## Instructions to follow
Starting at the top of the listing, extract every line up to and including the one with "from bokeh.resources import INLINE". Pictures stay out of the copy.

** START OF Given data **

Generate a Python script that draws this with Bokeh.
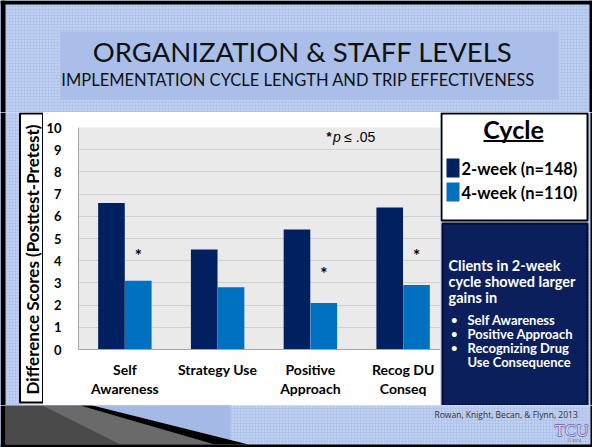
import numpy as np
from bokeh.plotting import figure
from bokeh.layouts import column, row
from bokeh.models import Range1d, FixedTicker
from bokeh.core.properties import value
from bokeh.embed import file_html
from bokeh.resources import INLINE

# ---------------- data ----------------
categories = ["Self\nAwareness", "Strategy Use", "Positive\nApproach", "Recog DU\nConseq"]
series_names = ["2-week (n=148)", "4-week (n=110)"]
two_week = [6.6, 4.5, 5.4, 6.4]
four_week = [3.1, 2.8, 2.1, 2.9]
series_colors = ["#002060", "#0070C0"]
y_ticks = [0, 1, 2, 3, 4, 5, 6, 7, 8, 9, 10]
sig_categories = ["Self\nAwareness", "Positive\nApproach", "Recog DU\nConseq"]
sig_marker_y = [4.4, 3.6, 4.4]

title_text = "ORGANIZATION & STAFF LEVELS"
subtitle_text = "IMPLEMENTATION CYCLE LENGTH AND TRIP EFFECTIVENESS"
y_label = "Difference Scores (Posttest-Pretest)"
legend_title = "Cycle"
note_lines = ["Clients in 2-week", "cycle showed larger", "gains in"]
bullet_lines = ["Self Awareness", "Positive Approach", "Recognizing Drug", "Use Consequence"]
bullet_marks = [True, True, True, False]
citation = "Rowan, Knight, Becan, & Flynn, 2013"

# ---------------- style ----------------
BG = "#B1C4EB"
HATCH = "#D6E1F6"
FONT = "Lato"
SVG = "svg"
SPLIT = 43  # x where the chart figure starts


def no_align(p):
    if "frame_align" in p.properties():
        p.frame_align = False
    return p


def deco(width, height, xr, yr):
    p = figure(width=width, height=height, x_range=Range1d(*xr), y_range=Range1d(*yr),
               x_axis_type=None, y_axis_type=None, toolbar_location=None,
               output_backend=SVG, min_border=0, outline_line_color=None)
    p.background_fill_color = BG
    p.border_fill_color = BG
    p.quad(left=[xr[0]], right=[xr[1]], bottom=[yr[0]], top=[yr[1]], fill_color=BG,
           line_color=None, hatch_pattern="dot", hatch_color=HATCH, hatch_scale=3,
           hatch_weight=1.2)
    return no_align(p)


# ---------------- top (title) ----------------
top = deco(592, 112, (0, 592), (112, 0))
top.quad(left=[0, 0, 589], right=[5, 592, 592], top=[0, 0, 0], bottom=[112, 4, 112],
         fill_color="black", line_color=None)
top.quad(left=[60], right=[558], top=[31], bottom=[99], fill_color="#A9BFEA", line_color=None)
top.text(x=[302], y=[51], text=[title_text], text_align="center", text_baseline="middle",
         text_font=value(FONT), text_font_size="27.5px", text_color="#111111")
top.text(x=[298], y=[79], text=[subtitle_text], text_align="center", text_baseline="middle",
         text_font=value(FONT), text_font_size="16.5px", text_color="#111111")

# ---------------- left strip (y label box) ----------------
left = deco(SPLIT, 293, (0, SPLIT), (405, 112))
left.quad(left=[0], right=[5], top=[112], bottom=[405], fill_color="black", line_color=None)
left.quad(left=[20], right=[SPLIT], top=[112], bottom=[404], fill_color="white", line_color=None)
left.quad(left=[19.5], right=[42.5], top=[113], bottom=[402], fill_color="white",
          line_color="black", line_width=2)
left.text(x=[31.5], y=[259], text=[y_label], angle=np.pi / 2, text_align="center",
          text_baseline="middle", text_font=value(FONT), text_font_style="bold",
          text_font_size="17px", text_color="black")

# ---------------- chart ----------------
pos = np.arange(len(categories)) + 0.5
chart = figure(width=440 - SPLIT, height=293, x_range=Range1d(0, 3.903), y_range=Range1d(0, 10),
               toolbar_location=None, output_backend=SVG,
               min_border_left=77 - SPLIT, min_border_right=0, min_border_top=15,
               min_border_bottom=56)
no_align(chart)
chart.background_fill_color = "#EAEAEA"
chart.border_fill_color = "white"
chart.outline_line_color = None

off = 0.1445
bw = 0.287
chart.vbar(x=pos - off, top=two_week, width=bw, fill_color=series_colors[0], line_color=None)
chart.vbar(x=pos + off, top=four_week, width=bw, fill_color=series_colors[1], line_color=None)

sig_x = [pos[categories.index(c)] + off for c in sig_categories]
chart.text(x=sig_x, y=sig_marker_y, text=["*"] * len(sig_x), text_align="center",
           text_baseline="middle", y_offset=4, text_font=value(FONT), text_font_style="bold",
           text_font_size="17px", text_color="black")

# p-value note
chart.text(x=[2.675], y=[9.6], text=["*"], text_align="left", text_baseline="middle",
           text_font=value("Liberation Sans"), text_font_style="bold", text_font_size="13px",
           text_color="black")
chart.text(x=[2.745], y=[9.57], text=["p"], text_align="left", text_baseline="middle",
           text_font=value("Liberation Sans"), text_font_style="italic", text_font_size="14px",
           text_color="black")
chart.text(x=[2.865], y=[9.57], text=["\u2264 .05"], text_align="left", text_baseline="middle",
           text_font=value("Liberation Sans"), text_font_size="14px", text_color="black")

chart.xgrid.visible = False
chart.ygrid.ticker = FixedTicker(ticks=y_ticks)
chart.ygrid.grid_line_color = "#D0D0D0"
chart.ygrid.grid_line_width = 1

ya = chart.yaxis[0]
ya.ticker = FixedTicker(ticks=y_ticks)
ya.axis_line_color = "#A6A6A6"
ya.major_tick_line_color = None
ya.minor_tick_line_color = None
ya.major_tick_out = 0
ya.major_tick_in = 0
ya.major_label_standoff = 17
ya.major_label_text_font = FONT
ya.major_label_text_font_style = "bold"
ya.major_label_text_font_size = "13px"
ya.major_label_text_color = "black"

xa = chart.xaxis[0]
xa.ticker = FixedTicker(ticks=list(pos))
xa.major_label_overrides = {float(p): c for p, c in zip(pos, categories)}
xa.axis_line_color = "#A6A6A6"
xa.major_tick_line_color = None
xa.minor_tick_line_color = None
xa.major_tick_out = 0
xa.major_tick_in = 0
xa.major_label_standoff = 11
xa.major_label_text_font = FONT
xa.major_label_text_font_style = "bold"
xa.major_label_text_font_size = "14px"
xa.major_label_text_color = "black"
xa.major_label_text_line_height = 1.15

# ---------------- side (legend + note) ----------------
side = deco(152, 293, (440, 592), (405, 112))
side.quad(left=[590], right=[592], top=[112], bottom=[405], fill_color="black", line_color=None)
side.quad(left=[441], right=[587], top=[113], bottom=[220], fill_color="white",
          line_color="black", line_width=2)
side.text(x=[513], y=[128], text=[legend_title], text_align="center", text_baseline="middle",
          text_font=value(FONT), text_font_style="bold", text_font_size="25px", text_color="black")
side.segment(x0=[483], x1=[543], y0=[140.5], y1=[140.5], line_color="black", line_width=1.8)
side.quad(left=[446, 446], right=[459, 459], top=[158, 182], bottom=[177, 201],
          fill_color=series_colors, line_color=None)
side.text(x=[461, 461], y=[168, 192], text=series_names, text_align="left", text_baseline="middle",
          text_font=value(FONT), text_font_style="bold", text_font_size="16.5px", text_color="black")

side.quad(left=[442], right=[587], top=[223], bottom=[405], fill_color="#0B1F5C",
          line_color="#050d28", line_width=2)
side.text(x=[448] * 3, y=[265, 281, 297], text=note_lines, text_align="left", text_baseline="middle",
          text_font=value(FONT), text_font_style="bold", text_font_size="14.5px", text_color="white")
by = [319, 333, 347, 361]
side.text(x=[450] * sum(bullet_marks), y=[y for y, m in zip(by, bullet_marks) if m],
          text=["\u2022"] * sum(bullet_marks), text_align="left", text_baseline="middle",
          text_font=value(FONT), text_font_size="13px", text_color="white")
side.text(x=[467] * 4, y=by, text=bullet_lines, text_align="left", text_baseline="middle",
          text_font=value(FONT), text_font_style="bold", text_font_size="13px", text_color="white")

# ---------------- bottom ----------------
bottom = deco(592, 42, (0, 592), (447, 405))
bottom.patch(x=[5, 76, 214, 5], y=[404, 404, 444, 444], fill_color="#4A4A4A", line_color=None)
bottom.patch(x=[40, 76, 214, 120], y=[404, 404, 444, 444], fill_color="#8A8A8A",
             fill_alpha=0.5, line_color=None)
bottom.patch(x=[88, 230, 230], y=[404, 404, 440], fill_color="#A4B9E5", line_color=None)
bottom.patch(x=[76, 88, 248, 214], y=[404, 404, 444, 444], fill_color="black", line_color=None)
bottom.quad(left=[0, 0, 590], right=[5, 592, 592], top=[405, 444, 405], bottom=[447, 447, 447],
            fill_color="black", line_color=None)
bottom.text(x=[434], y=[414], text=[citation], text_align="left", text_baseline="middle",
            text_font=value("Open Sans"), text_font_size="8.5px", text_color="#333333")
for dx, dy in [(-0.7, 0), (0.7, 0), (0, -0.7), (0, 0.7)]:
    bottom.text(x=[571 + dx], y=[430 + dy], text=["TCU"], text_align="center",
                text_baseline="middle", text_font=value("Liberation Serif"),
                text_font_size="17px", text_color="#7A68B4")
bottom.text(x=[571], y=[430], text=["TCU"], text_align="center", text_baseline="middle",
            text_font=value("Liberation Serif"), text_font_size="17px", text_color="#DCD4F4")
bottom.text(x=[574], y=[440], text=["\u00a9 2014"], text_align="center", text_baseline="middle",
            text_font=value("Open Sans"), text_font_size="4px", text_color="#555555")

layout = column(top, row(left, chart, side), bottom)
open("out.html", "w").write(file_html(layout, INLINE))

** END OF Given data **

## Exercise solution
Generate a Python script that draws this with Bokeh.
import numpy as np
from bokeh.plotting import figure
from bokeh.layouts import column, row
from bokeh.models import Range1d, FixedTicker
from bokeh.core.properties import value
from bokeh.embed import file_html
from bokeh.resources import INLINE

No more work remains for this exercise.